Page 1 of 1

Multiple seq file to Hash file conversion

Posted: Wed Dec 10, 2003 7:30 am
by raj_cipher
Hi,

I want to convert some 100 seq file to 100 hash files.I found that i could convert it one by one.Any option of doing it at one stretch.

Posted: Wed Dec 10, 2003 8:23 am
by ray.wurlod
Do they all have the same record (line) layout? If so you can create a multi-instance job with the file name and hashed file name parameterized, and fire off all instances out of a job control that uses a loop of some kind to deliver parameter values to the separate instances.
If they have differing layouts, or even have to have different column names, you're pretty much stuck with the one at a time approach. :cry:

Posted: Wed Dec 10, 2003 8:27 am
by chulett
Well, you don't need 100 jobs to do this. You could do it in one or perhaps a small number of jobs by dropping multiple "copies" into the same job. A series of streams in the same job will (essentially) run in parallel.

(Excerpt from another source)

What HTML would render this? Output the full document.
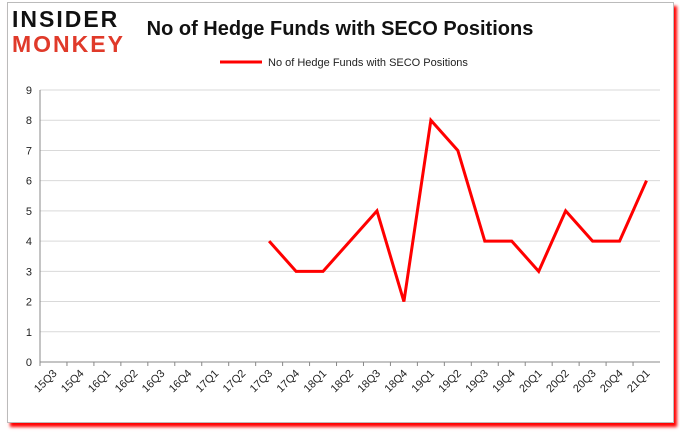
<!DOCTYPE html>
<html><head><meta charset="utf-8"><style>
body{margin:0;width:680px;height:433px;background:#fff;overflow:hidden;font-family:"Liberation Sans",sans-serif}
#frame{position:absolute;left:7px;top:2px;width:665px;height:419px;border:1px solid #bbb;box-shadow:3px 4px 3px #f00;background:#fff}
</style></head><body>
<div id="frame"></div>
<svg width="680" height="433" style="position:absolute;left:0;top:0" id="svg">
<text x="12" y="27" font-size="23" font-weight="bold" fill="#111" font-family="Liberation Sans" letter-spacing="2">INSIDER</text>
<text x="12" y="52" font-size="23" font-weight="bold" fill="#e03a2a" font-family="Liberation Sans" letter-spacing="2">MONKEY</text>
<text x="340" y="35" font-size="20" font-weight="bold" fill="#111" text-anchor="middle">No of Hedge Funds with SECO Positions</text>
<line x1="220" y1="62" x2="262" y2="62" stroke="#f00" stroke-width="3"/>
<text x="268" y="66" font-size="11" fill="#222">No of Hedge Funds with SECO Positions</text>
<g id="g"></g>
</svg>
<script>
const categories=["15Q3","15Q4","16Q1","16Q2","16Q3","16Q4","17Q1","17Q2","17Q3","17Q4","18Q1","18Q2","18Q3","18Q4","19Q1","19Q2","19Q3","19Q4","20Q1","20Q2","20Q3","20Q4","21Q1"];
const values=[null,null,null,null,null,null,null,null,4,3,3,4,5,2,8,7,4,4,3,5,4,4,6];
const yTicks=[0,1,2,3,4,5,6,7,8,9];
const L=40,R=660,T=90,B=362,NS="http://www.w3.org/2000/svg";
const bw=(R-L)/categories.length;
const x=i=>L+bw*(i+0.5);
const y=v=>B-(B-T)*v/9;
const g=document.getElementById('g');
function el(t,a){const e=document.createElementNS(NS,t);for(const k in a)e.setAttribute(k,a[k]);g.appendChild(e);return e;}
yTicks.forEach(v=>{
 const l=el('line',{x1:L,x2:R,y1:y(v),y2:y(v),stroke:v?'#d9d9d9':'#888'});
 
 
 const t=el('text',{x:L-8,y:y(v)+4,'font-size':11,'text-anchor':'end',fill:'#222'});t.textContent=v;
 
 
});
const ax=el('line',{x1:L,x2:L,y1:T,y2:B,stroke:'#888'});


categories.forEach((c,i)=>{
 const tk=el('line',{x1:L+bw*i,x2:L+bw*i,y1:B,y2:B+4,stroke:'#888'});
 
 
 const t=el('text',{x:x(i)+4,y:B+12,'font-size':11,'text-anchor':'end',fill:'#222',transform:`rotate(-45 ${x(i)+4} ${B+12})`});t.textContent=c;
 
 
});
let d='';values.forEach((v,i)=>{if(v!==null)d+=(d?'L':'M')+x(i)+' '+y(v);});
const p=el('path',{d:d,fill:'none',stroke:'#f00','stroke-width':3,'stroke-linejoin':'miter'});


</script>
</body></html>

I'm assuming here that the 100 files are not identically formatted. If they are, you could build a looping construct in a Batch to iterate thru the files one-by-one and call a single parameterized job. Assuming, again, that the files identical from a metadata standpoint and you could generate (parameterize) the names of the hash files to build, perhaps from the filename.

Posted: Wed Dec 10, 2003 10:57 am
by inter5566
Why do they have to be put into 100 hash files rather than just one hash file?
If all file layouts are equal, then maybe you could tack on an indicator to each row, concatonate the files together and load into one hash file.

Just thinking out loud.
Steve